Palestinian president Mahmud Abbas shows maps of historical Palestine during a February 2020 Arab League meeting on President Donald Trump's proposed Middle East plan
Cairo (AFP) - Palestinian leader Mahmud Abbas announced Saturday a cut of all ties with Israel and the United States, including security cooperation, after Washington unveiled a controversial Middle East plan seen as favouring Israel.
Abbas has made similar declarations before and it was not immediately clear what it would mean in practice.
His comments came as the Arab League rejected US President Donald Trump's plan, which had enraged Palestinians.
"We are informing you that there will be no relations with you (Israel) and the United States, including on security cooperation," Abbas said at an extraordinary meeting of the pan-Arab bloc in Cairo.
He said the move followed the "disavowal of signed agreements and international legitimacy" by the US and Israel.
Israel will have to "bear responsibility as an occupying power" for the Palestinian territories and Palestinians will press ahead with resistance using peaceful means, he added.
Abbas made a similar declaration in July 2017, announcing the suspension of security coordination with Israel during a dispute over the flashpoint Al-Aqsa mosque compound in Jerusalem.
It was resumed later that year, though the Palestinian police chief said that even during the suspension they had maintained regular contact, with 95 percent of the activities continuing.

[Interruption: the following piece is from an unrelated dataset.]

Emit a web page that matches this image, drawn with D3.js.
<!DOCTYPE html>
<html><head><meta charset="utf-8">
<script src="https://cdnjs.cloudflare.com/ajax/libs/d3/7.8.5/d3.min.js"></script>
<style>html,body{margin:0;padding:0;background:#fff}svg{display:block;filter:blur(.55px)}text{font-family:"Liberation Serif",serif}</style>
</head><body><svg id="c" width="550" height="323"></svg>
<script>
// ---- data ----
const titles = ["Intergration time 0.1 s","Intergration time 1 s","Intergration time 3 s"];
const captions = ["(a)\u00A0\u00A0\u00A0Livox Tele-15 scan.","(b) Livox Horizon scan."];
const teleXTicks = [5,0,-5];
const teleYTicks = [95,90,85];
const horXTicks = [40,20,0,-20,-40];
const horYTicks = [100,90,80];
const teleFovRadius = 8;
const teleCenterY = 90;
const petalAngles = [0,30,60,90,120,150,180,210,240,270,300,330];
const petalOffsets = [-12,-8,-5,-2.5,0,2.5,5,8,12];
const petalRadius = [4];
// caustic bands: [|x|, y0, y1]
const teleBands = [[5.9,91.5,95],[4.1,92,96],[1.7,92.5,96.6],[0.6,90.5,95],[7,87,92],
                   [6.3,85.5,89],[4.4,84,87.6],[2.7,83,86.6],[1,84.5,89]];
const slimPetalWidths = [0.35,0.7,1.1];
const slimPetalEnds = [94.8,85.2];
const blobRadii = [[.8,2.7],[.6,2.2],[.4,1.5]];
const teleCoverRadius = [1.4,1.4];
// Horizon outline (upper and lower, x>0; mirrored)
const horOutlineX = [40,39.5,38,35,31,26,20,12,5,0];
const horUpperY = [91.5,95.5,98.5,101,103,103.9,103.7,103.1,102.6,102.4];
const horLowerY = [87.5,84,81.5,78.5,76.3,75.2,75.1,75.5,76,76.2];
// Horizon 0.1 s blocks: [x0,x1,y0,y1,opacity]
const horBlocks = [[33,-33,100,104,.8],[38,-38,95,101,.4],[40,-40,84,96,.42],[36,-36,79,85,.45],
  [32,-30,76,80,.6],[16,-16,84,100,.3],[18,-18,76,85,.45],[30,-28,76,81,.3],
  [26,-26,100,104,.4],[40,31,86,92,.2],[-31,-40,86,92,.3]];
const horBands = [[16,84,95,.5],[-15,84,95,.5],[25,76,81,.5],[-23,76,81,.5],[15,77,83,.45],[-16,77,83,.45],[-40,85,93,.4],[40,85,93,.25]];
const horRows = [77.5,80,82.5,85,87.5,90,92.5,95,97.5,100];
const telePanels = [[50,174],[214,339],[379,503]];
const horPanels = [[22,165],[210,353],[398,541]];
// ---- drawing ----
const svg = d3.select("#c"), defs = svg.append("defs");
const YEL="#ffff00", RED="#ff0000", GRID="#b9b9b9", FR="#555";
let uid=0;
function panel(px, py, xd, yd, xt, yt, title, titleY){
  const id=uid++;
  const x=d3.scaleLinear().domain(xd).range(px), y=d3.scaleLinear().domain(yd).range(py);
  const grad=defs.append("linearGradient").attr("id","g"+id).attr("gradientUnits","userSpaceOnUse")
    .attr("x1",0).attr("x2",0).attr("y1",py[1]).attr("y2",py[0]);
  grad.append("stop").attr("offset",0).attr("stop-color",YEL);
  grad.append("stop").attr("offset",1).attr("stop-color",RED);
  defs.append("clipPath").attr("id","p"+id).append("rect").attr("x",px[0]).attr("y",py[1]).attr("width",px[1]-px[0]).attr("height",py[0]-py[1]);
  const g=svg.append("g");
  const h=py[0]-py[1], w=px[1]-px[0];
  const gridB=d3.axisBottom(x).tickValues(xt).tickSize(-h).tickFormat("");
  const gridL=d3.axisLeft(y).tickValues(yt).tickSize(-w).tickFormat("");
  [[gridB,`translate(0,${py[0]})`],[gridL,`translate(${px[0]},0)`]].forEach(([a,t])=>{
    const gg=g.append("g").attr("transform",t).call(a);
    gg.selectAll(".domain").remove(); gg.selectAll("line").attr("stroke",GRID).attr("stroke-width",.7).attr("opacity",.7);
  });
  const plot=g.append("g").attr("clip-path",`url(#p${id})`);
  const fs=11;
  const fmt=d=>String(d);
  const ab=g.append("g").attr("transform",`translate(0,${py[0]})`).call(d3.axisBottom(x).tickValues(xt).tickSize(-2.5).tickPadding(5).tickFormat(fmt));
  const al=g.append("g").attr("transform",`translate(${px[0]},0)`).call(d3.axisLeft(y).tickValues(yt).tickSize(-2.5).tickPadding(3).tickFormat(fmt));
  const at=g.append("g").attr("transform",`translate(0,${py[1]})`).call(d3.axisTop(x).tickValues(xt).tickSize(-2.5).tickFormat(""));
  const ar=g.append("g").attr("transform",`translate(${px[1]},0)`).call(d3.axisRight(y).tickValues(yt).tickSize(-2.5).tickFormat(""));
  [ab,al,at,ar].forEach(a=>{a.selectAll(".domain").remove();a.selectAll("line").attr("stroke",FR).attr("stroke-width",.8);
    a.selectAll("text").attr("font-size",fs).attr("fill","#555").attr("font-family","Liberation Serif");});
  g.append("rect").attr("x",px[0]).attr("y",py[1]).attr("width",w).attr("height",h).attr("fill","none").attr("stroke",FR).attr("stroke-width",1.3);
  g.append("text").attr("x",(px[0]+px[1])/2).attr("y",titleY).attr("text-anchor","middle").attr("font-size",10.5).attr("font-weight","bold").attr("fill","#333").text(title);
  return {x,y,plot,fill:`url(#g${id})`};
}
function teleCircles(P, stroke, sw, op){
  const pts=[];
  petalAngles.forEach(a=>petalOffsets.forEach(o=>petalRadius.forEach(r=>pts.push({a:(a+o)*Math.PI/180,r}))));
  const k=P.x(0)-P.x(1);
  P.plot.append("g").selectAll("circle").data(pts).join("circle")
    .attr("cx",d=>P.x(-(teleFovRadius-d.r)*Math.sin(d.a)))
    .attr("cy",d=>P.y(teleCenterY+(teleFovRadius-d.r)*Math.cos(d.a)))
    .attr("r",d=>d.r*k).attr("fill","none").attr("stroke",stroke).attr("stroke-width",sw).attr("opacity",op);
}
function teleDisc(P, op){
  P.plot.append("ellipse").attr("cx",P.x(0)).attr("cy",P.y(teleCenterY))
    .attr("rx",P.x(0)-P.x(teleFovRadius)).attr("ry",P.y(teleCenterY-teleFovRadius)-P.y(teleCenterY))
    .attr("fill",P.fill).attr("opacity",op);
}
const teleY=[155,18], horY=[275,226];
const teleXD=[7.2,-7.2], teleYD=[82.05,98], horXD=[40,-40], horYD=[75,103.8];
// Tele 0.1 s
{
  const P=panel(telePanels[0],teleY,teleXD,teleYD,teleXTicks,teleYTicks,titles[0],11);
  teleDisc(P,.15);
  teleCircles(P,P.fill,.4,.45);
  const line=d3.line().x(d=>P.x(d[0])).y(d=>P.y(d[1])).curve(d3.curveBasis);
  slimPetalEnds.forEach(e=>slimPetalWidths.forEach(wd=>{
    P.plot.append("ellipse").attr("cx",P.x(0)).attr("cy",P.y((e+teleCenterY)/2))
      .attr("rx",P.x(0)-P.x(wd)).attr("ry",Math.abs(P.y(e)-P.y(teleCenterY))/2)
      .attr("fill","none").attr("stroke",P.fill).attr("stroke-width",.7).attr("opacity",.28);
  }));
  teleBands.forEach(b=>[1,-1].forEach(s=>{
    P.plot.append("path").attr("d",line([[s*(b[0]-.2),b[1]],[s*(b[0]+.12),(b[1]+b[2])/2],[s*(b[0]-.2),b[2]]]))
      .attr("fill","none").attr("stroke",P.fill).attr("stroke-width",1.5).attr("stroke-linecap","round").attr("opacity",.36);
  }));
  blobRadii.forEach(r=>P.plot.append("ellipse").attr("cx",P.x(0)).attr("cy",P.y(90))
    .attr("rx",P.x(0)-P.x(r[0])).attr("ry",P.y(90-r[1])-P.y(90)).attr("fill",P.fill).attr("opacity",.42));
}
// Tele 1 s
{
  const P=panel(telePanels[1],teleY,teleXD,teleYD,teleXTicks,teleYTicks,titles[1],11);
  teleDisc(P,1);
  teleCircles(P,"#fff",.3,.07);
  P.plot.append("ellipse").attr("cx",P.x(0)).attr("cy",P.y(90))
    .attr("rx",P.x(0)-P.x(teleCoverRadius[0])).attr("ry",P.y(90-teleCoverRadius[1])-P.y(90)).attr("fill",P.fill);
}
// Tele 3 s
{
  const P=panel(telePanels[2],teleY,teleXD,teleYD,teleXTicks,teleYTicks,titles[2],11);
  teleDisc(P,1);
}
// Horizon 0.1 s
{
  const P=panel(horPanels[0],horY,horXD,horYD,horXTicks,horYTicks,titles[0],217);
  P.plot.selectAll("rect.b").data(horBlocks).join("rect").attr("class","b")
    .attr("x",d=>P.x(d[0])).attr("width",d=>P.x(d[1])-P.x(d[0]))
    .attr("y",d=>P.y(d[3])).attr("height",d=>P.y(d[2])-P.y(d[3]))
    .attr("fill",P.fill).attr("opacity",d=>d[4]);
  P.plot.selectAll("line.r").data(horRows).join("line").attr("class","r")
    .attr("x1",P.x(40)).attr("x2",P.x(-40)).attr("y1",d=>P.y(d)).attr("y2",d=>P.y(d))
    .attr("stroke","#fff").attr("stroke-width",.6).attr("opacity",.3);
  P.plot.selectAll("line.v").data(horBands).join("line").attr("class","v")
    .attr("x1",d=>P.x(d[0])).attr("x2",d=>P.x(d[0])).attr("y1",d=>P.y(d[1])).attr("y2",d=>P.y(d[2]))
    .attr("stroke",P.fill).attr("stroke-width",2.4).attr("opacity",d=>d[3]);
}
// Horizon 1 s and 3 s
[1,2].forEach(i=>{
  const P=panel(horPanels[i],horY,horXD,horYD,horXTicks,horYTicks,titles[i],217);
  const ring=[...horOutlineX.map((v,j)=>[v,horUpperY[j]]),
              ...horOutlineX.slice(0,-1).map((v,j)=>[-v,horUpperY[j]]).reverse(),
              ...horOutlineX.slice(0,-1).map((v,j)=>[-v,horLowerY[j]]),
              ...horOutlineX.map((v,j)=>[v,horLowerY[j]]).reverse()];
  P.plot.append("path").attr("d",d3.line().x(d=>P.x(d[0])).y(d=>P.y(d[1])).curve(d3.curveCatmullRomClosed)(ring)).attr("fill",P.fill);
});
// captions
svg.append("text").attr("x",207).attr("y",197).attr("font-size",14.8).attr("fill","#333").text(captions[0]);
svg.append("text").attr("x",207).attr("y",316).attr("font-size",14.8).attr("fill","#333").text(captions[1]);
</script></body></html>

"The only thing we stopped is we didn't meet them in the field," Hazem Atallah said at the time.
- 'Minimum rights' -
The Cairo meeting brought together senior Arab officials, including Saudi Arabia's foreign minister and the United Arab Emirates' minister of state for foreign affairs.
Arab League chief Ahmed Aboul Gheit said the US plan was tantamount to creating "a one state with two categories of people, meaning an apartheid system, as it makes Palestinians second class citizens".

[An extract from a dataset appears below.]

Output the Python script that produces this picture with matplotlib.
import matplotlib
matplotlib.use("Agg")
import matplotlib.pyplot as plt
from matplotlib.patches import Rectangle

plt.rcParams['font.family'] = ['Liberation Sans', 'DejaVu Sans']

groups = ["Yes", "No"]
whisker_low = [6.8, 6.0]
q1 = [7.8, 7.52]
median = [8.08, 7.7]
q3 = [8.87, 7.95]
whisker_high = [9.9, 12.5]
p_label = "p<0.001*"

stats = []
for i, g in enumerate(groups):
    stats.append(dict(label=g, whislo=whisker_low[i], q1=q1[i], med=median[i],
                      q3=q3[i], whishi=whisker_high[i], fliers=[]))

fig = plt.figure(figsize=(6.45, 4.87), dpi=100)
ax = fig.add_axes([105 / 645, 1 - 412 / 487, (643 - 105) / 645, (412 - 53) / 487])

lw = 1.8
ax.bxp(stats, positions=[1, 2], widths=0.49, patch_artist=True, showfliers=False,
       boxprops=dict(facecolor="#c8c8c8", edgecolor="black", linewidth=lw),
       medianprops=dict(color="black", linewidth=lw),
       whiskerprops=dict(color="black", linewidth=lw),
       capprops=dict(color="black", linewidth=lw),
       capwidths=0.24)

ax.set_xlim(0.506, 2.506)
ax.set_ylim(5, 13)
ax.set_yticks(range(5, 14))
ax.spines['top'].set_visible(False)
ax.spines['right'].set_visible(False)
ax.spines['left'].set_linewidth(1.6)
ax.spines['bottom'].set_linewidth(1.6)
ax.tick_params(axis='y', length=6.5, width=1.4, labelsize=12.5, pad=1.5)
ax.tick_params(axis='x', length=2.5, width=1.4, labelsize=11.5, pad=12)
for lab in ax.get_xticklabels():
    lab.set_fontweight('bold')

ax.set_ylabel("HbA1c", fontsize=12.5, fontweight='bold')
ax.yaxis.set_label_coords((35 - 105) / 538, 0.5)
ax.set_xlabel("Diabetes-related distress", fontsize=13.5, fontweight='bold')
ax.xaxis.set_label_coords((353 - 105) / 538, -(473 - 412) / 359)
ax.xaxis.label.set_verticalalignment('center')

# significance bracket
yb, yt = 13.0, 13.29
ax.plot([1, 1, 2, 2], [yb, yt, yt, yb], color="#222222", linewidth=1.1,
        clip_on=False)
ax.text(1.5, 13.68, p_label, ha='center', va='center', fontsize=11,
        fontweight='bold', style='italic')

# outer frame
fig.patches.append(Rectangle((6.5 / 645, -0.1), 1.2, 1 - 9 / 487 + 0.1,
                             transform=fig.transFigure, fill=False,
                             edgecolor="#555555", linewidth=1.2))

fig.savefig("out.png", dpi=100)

"It is our right to accept or reject (the plan)... though the American proposal in reality appeared to be a dictation, or an offer that cannot be rejected or even discussed," he added.

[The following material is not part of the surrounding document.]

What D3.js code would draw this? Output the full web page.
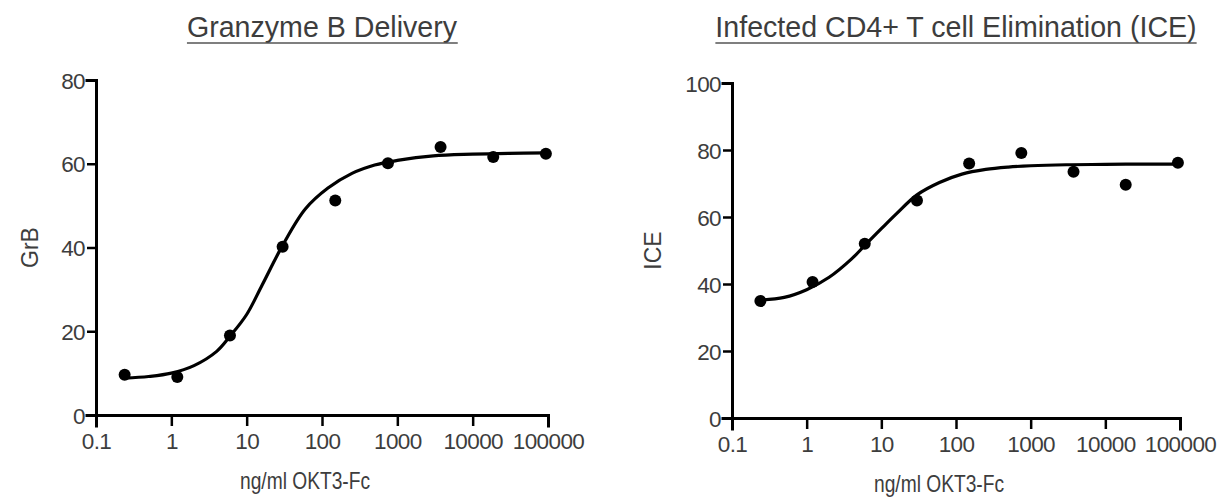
<!DOCTYPE html>
<html>
<head>
<meta charset="utf-8">
<script src="https://cdn.jsdelivr.net/npm/d3@7"></script>
<style>
  body { margin: 0; background: #fff; }
  svg { display: block; font-family: "Liberation Sans", Arial, sans-serif; }
</style>
</head>
<body>
<div id="chart"></div>
<script>
// 1. DATA
const doses = [0.24, 1.2, 6, 30, 150, 750, 3750, 18750, 93750];
const grbValues = [9.6, 9.1, 19.0, 40.2, 51.2, 60.1, 64.0, 61.6, 62.4];
const iceValues = [34.9, 40.6, 52.0, 64.9, 76.0, 79.1, 73.5, 69.6, 76.2];

// fitted curves
const curveDoses = [0.24, 0.5, 1, 2, 4, 6, 10, 16, 30, 60, 120, 250, 500, 1000, 3000, 10000, 30000, 93750];
const grbCurve = [8.8, 9.2, 10.0, 11.8, 15.2, 18.8, 24, 31, 40.5, 49.2, 54.2, 57.7, 59.7, 60.8, 61.9, 62.3, 62.5, 62.6];
const iceCurve = [35.2, 36.0, 38.3, 42.0, 47.5, 51.5, 56.5, 61.0, 66.6, 70.3, 72.8, 74.2, 74.9, 75.3, 75.6, 75.7, 75.8, 75.8];

const xTicks = [0.1, 1, 10, 100, 1000, 10000, 100000];
const grbTicks = [0, 20, 40, 60, 80];
const iceTicks = [0, 20, 40, 60, 80, 100];

const titles = ["Granzyme B Delivery", "Infected CD4+ T cell Elimination (ICE)"];
const yTitles = ["GrB", "ICE"];
const xTitle = "ng/ml OKT3-Fc";

// 2. SETUP
const width = 1224;
const height = 501;
const textColor = "#3d3d3d";

const svg = d3.select("#chart")
    .append("svg")
    .attr("width", width)
    .attr("height", height)
    .attr("viewBox", [0, 0, width, height]);

const panels = [
    { title: titles[0], yTitle: yTitles[0], values: grbValues, curve: grbCurve,
      yMax: 80, yTicks: grbTicks, x0: 96, x1: 548, y0: 415, y1: 80, yTitleX: 38 },
    { title: titles[1], yTitle: yTitles[1], values: iceValues, curve: iceCurve,
      yMax: 100, yTicks: iceTicks, x0: 732, x1: 1180, y0: 418, y1: 83, yTitleX: 661 }
];

panels.forEach(p => {
    const g = svg.append("g");

    const x = d3.scaleLog()
        .domain([0.1, 100000])
        .range([p.x0, p.x1]);

    const y = d3.scaleLinear()
        .domain([0, p.yMax])
        .range([p.y0, p.y1]);

    // --- AXES ---
    const xAxis = g.append("g")
        .attr("transform", `translate(0, ${p.y0})`)
        .call(d3.axisBottom(x)
            .tickValues(xTicks)
            .tickFormat(d => String(d))
            .tickSizeOuter(0)
            .tickSize(11)
            .tickPadding(7));

    const yAxis = g.append("g")
        .attr("transform", `translate(${p.x0}, 0)`)
        .call(d3.axisLeft(y)
            .tickValues(p.yTicks)
            .tickSizeOuter(0)
            .tickSize(9)
            .tickPadding(2));

    [xAxis, yAxis].forEach(a => {
        a.select(".domain")
            .attr("stroke", "#000")
            .attr("stroke-width", 3)
            .attr("stroke-linecap", "square");
        a.selectAll(".tick line")
            .attr("stroke", "#000")
            .attr("stroke-width", 2.5);
        a.selectAll(".tick text")
            .attr("fill", textColor)
            .style("font-size", "22.5px")
            .style("letter-spacing", "-0.6px");
    });
    yAxis.selectAll(".tick text").attr("dy", "0.36em");

    // --- CURVE ---
    const line = d3.line()
        .x((d, i) => x(curveDoses[i]))
        .y(d => y(d))
        .curve(d3.curveCatmullRom.alpha(0.5));

    g.append("path")
        .datum(p.curve)
        .attr("d", line)
        .attr("fill", "none")
        .attr("stroke", "#000")
        .attr("stroke-width", 3.2);

    // --- POINTS ---
    g.selectAll("circle")
        .data(p.values)
        .join("circle")
        .attr("cx", (d, i) => x(doses[i]))
        .attr("cy", d => y(d))
        .attr("r", 6)
        .attr("fill", "#000");

    // --- LABELS ---
    const cx = (p.x0 + p.x1) / 2;

    const title = g.append("text")
        .attr("x", cx)
        .attr("y", 37)
        .attr("text-anchor", "middle")
        .attr("fill", textColor)
        .style("font-size", "28.6px")
        .text(p.title);

    const bb = title.node().getBBox();
    g.append("line")
        .attr("x1", bb.x)
        .attr("x2", bb.x + bb.width)
        .attr("y1", 43)
        .attr("y2", 43)
        .attr("stroke", "#555")
        .attr("stroke-width", 1.5);

    // x title, condensed like the source
    g.append("text")
        .attr("transform", `translate(${cx - 17}, ${p.y0 + 74}) scale(0.8, 1)`)
        .attr("text-anchor", "middle")
        .attr("fill", textColor)
        .style("font-size", "24px")
        .text(xTitle);

    g.append("text")
        .attr("transform", `translate(${p.yTitleX}, ${(p.y0 + p.y1) / 2}) rotate(-90)`)
        .attr("text-anchor", "middle")
        .attr("fill", textColor)
        .style("font-size", "23px")
        .text(p.yTitle);
});
</script>
</body>
</html>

The Arab League rejected Trump's plan, saying in a statement it failed to meet "the minimum rights and aspirations of Palestinian people".
Arab leaders also vowed "not to... cooperate with the US administration to implement this plan".
They insisted on a two-state solution that includes a Palestinian state based on borders before the 1967 Six-Day War -- when Israel occupied the West Bank and Gaza Strip -- and with east Jerusalem as its capital.
There was no immediate reaction from the Israeli government, but Israeli Prime Minister Benjamin Netanyahu's chief rival in next month's general election, Benny Gantz, criticised the Palestinian response, saying Abbas "doesn't miss an opportunity for refusal".
"The time has come to begin working for the future generations and toward peace, instead of remaining stuck in the past and preventing a future of hope in this region," Gantz added.
The US plan suggests that Israel would retain control of the contested city of Jerusalem as its "undivided capital", but Palestinians would be allowed to declare a capital adjacent to Israeli-annexed east Jerusalem.
Trump announced the plan on Tuesday flanked by Netanyahu and in the presence of Arab ambassadors from Bahrain, Oman and the United Arab Emirates.
Other Arab states gave carefully worded initial responses to the plan.
On Saturday, Abbas met Egyptian President Abdel Fattah al-Sisi, who called for direct negotiations between Israelis and Palestinians.
- 'Violation of accords' -
Abbas told the Arab League the US plan was in "violation of the (autonomy) accords" launched in Oslo in 1993 by Israel and the Palestinians.
The accords included the creation of the Palestinian Authority, currently led by Abbas, and outlined delineations of the West Bank.
They were seen as key to Israeli-Palestinian peace process, which hit an impasse in the years following the signing.
The Trump plan also gives Israel the green light to annex the strategic Jordan Valley -- constituting some 30 percent of the West Bank -- and all Israeli settlements, which number more than 200.
Abbas said that while Israel would immediately start annexation, under the plan the Palestinians would have to wait four years, until they show "good will", to get a limited state.
He said he would go to the United Nations Security Council soon to call for an international conference to re-launch negotiations with Israel, under the auspices of the diplomatic Quartet comprised of the US, the EU, the UN and Russia, Abbas said.
"But we will not accept the US alone. We have tried it already," he added.